(Description of the task)
All the data must come back unchanged, except that pictures are left out.

--- start of Data segment ---

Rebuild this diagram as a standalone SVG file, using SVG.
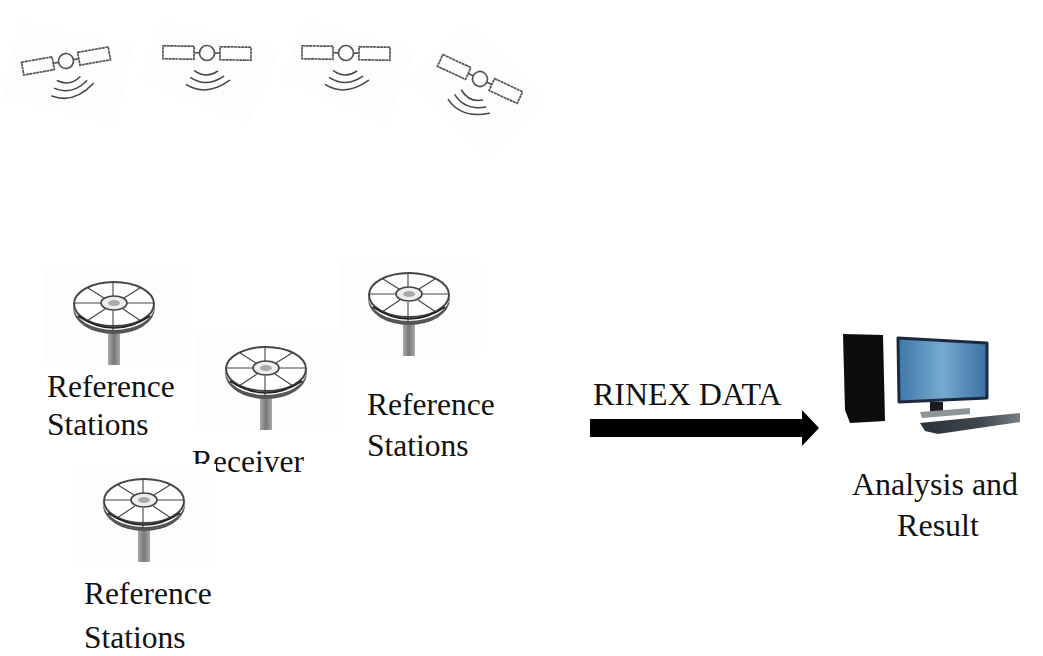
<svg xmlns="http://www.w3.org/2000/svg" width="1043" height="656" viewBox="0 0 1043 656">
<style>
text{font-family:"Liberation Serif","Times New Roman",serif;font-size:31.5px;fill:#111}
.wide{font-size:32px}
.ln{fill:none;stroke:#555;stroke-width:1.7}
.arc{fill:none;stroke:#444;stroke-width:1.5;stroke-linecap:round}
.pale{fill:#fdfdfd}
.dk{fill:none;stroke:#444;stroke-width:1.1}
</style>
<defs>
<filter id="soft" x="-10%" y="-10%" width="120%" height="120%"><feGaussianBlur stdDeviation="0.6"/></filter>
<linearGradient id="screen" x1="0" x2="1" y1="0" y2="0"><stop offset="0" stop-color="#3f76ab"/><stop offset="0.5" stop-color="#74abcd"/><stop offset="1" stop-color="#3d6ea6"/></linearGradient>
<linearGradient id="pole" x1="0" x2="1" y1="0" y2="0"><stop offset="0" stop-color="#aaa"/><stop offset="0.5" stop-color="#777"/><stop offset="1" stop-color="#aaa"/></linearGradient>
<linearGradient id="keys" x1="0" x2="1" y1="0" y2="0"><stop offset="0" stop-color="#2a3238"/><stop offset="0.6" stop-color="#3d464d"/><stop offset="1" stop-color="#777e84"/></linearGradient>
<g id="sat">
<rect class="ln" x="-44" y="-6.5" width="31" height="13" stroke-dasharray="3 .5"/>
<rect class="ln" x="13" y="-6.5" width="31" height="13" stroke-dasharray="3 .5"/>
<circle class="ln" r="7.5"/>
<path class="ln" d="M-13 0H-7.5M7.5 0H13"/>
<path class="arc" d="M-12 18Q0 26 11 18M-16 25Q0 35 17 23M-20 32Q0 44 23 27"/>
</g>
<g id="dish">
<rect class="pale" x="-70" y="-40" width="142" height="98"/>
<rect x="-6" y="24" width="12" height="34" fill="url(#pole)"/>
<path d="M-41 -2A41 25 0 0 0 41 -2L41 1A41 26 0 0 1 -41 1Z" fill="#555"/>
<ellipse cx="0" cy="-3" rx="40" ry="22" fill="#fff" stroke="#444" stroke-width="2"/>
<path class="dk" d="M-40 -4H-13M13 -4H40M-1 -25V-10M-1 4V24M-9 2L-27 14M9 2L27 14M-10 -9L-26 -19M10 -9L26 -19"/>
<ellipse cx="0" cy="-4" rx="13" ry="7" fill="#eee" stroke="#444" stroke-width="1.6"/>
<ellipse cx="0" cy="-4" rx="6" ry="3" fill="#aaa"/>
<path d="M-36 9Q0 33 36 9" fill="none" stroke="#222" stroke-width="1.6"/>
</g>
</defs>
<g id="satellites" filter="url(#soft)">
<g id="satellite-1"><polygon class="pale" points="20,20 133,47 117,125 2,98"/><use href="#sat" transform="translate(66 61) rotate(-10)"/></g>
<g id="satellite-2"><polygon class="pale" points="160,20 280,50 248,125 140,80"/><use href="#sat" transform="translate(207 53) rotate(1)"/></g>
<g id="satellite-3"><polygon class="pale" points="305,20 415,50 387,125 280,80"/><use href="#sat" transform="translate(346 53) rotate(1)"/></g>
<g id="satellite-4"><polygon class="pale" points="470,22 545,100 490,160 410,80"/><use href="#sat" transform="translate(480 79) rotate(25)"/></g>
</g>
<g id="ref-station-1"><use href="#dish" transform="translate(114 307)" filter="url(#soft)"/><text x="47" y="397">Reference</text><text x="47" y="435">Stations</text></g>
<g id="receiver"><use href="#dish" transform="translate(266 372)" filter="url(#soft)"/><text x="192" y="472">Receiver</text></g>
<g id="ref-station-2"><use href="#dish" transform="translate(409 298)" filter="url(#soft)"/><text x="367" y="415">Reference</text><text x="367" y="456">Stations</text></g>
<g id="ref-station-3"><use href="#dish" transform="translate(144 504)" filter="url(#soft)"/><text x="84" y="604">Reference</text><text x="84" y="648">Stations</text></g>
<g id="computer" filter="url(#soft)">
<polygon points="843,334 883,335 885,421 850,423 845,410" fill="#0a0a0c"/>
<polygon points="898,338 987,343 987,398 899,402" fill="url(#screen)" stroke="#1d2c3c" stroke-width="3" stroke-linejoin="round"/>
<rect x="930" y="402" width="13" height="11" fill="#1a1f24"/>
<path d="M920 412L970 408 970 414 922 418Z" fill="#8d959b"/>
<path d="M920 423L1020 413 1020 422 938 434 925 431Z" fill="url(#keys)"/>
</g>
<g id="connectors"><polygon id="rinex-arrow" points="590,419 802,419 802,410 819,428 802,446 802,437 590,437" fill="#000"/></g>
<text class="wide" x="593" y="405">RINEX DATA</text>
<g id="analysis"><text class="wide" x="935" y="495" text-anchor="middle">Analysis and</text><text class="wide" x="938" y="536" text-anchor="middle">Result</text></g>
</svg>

--- end of Data segment ---

(Right answer)
Rebuild this diagram as a standalone SVG file, using SVG.
<svg xmlns="http://www.w3.org/2000/svg" width="1043" height="656" viewBox="0 0 1043 656">
<style>
text{font-family:"Liberation Serif","Times New Roman",serif;font-size:31.5px;fill:#111}
.wide{font-size:32px}
.ln{fill:none;stroke:#555;stroke-width:1.7}
.arc{fill:none;stroke:#444;stroke-width:1.5;stroke-linecap:round}
.pale{fill:#fdfdfd}
.dk{fill:none;stroke:#444;stroke-width:1.1}
</style>
<defs>
<filter id="soft" x="-10%" y="-10%" width="120%" height="120%"><feGaussianBlur stdDeviation="0.6"/></filter>
<linearGradient id="screen" x1="0" x2="1" y1="0" y2="0"><stop offset="0" stop-color="#3f76ab"/><stop offset="0.5" stop-color="#74abcd"/><stop offset="1" stop-color="#3d6ea6"/></linearGradient>
<linearGradient id="pole" x1="0" x2="1" y1="0" y2="0"><stop offset="0" stop-color="#aaa"/><stop offset="0.5" stop-color="#777"/><stop offset="1" stop-color="#aaa"/></linearGradient>
<linearGradient id="keys" x1="0" x2="1" y1="0" y2="0"><stop offset="0" stop-color="#2a3238"/><stop offset="0.6" stop-color="#3d464d"/><stop offset="1" stop-color="#777e84"/></linearGradient>
<g id="sat">
<rect class="ln" x="-44" y="-6.5" width="31" height="13" stroke-dasharray="3 .5"/>
<rect class="ln" x="13" y="-6.5" width="31" height="13" stroke-dasharray="3 .5"/>
<circle class="ln" r="7.5"/>
<path class="ln" d="M-13 0H-7.5M7.5 0H13"/>
<path class="arc" d="M-12 18Q0 26 11 18M-16 25Q0 35 17 23M-20 32Q0 44 23 27"/>
</g>
<g id="dish">
<rect class="pale" x="-70" y="-40" width="142" height="98"/>
<rect x="-6" y="24" width="12" height="34" fill="url(#pole)"/>
<path d="M-41 -2A41 25 0 0 0 41 -2L41 1A41 26 0 0 1 -41 1Z" fill="#555"/>
<ellipse cx="0" cy="-3" rx="40" ry="22" fill="#fff" stroke="#444" stroke-width="2"/>
<path class="dk" d="M-40 -4H-13M13 -4H40M-1 -25V-10M-1 4V24M-9 2L-27 14M9 2L27 14M-10 -9L-26 -19M10 -9L26 -19"/>
<ellipse cx="0" cy="-4" rx="13" ry="7" fill="#eee" stroke="#444" stroke-width="1.6"/>
<ellipse cx="0" cy="-4" rx="6" ry="3" fill="#aaa"/>
<path d="M-36 9Q0 33 36 9" fill="none" stroke="#222" stroke-width="1.6"/>
</g>
</defs>
<g id="satellites" filter="url(#soft)">
<g id="satellite-1"><polygon class="pale" points="20,20 133,47 117,125 2,98"/><use href="#sat" transform="translate(66 61) rotate(-10)"/></g>
<g id="satellite-2"><polygon class="pale" points="160,20 280,50 248,125 140,80"/><use href="#sat" transform="translate(207 53) rotate(1)"/></g>
<g id="satellite-3"><polygon class="pale" points="305,20 415,50 387,125 280,80"/><use href="#sat" transform="translate(346 53) rotate(1)"/></g>
<g id="satellite-4"><polygon class="pale" points="470,22 545,100 490,160 410,80"/><use href="#sat" transform="translate(480 79) rotate(25)"/></g>
</g>
<g id="ref-station-1"><use href="#dish" transform="translate(114 307)" filter="url(#soft)"/><text x="47" y="397">Reference</text><text x="47" y="435">Stations</text></g>
<g id="receiver"><use href="#dish" transform="translate(266 372)" filter="url(#soft)"/><text x="192" y="472">Receiver</text></g>
<g id="ref-station-2"><use href="#dish" transform="translate(409 298)" filter="url(#soft)"/><text x="367" y="415">Reference</text><text x="367" y="456">Stations</text></g>
<g id="ref-station-3"><use href="#dish" transform="translate(144 504)" filter="url(#soft)"/><text x="84" y="604">Reference</text><text x="84" y="648">Stations</text></g>
<g id="computer" filter="url(#soft)">
<polygon points="843,334 883,335 885,421 850,423 845,410" fill="#0a0a0c"/>
<polygon points="898,338 987,343 987,398 899,402" fill="url(#screen)" stroke="#1d2c3c" stroke-width="3" stroke-linejoin="round"/>
<rect x="930" y="402" width="13" height="11" fill="#1a1f24"/>
<path d="M920 412L970 408 970 414 922 418Z" fill="#8d959b"/>
<path d="M920 423L1020 413 1020 422 938 434 925 431Z" fill="url(#keys)"/>
</g>
<g id="connectors"><polygon id="rinex-arrow" points="590,419 802,419 802,410 819,428 802,446 802,437 590,437" fill="#000"/></g>
<text class="wide" x="593" y="405">RINEX DATA</text>
<g id="analysis"><text class="wide" x="935" y="495" text-anchor="middle">Analysis and</text><text class="wide" x="938" y="536" text-anchor="middle">Result</text></g>
</svg>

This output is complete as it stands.